__EXERCISE OBJECTIVE__. Give the data again, word for word.

__SUPPLIED INFORMATION__.
>> begin

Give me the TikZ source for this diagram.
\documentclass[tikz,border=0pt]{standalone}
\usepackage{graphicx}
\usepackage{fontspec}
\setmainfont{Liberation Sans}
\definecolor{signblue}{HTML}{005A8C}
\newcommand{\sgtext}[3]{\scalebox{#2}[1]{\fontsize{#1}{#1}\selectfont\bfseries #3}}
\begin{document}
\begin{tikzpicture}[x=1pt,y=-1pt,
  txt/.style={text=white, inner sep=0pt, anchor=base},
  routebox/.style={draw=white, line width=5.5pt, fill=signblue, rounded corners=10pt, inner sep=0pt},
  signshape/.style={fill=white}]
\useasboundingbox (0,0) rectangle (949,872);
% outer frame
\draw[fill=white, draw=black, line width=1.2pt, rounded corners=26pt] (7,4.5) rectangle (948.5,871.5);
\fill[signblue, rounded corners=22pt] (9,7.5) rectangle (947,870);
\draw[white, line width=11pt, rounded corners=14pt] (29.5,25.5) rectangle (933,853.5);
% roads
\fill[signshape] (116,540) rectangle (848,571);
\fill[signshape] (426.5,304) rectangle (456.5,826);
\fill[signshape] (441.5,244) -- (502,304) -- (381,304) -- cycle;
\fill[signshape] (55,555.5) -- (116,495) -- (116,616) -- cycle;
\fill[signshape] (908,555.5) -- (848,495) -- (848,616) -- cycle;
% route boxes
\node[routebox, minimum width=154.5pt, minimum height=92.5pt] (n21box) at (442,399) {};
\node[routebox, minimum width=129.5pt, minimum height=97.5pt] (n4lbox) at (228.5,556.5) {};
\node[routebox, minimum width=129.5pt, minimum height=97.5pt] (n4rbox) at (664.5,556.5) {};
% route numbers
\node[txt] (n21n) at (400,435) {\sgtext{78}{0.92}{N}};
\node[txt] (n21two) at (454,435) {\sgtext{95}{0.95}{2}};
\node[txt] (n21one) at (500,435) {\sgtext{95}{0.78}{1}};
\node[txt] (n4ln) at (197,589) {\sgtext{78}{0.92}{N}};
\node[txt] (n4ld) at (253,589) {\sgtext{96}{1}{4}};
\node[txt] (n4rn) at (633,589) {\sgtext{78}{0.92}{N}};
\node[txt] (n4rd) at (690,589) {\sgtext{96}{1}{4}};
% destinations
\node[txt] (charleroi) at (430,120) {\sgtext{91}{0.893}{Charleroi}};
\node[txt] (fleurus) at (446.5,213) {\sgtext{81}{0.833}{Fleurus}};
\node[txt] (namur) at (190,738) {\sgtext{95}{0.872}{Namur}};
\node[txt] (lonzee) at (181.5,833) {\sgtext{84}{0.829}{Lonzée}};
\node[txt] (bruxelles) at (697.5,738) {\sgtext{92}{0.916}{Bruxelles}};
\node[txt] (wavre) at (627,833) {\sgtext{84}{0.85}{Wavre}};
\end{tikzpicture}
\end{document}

>> end

__THE REPLY__.
Give me the TikZ source for this diagram.
\documentclass[tikz,border=0pt]{standalone}
\usepackage{graphicx}
\usepackage{fontspec}
\setmainfont{Liberation Sans}
\definecolor{signblue}{HTML}{005A8C}
\newcommand{\sgtext}[3]{\scalebox{#2}[1]{\fontsize{#1}{#1}\selectfont\bfseries #3}}
\begin{document}
\begin{tikzpicture}[x=1pt,y=-1pt,
  txt/.style={text=white, inner sep=0pt, anchor=base},
  routebox/.style={draw=white, line width=5.5pt, fill=signblue, rounded corners=10pt, inner sep=0pt},
  signshape/.style={fill=white}]
\useasboundingbox (0,0) rectangle (949,872);
% outer frame
\draw[fill=white, draw=black, line width=1.2pt, rounded corners=26pt] (7,4.5) rectangle (948.5,871.5);
\fill[signblue, rounded corners=22pt] (9,7.5) rectangle (947,870);
\draw[white, line width=11pt, rounded corners=14pt] (29.5,25.5) rectangle (933,853.5);
% roads
\fill[signshape] (116,540) rectangle (848,571);
\fill[signshape] (426.5,304) rectangle (456.5,826);
\fill[signshape] (441.5,244) -- (502,304) -- (381,304) -- cycle;
\fill[signshape] (55,555.5) -- (116,495) -- (116,616) -- cycle;
\fill[signshape] (908,555.5) -- (848,495) -- (848,616) -- cycle;
% route boxes
\node[routebox, minimum width=154.5pt, minimum height=92.5pt] (n21box) at (442,399) {};
\node[routebox, minimum width=129.5pt, minimum height=97.5pt] (n4lbox) at (228.5,556.5) {};
\node[routebox, minimum width=129.5pt, minimum height=97.5pt] (n4rbox) at (664.5,556.5) {};
% route numbers
\node[txt] (n21n) at (400,435) {\sgtext{78}{0.92}{N}};
\node[txt] (n21two) at (454,435) {\sgtext{95}{0.95}{2}};
\node[txt] (n21one) at (500,435) {\sgtext{95}{0.78}{1}};
\node[txt] (n4ln) at (197,589) {\sgtext{78}{0.92}{N}};
\node[txt] (n4ld) at (253,589) {\sgtext{96}{1}{4}};
\node[txt] (n4rn) at (633,589) {\sgtext{78}{0.92}{N}};
\node[txt] (n4rd) at (690,589) {\sgtext{96}{1}{4}};
% destinations
\node[txt] (charleroi) at (430,120) {\sgtext{91}{0.893}{Charleroi}};
\node[txt] (fleurus) at (446.5,213) {\sgtext{81}{0.833}{Fleurus}};
\node[txt] (namur) at (190,738) {\sgtext{95}{0.872}{Namur}};
\node[txt] (lonzee) at (181.5,833) {\sgtext{84}{0.829}{Lonzée}};
\node[txt] (bruxelles) at (697.5,738) {\sgtext{92}{0.916}{Bruxelles}};
\node[txt] (wavre) at (627,833) {\sgtext{84}{0.85}{Wavre}};
\end{tikzpicture}
\end{document}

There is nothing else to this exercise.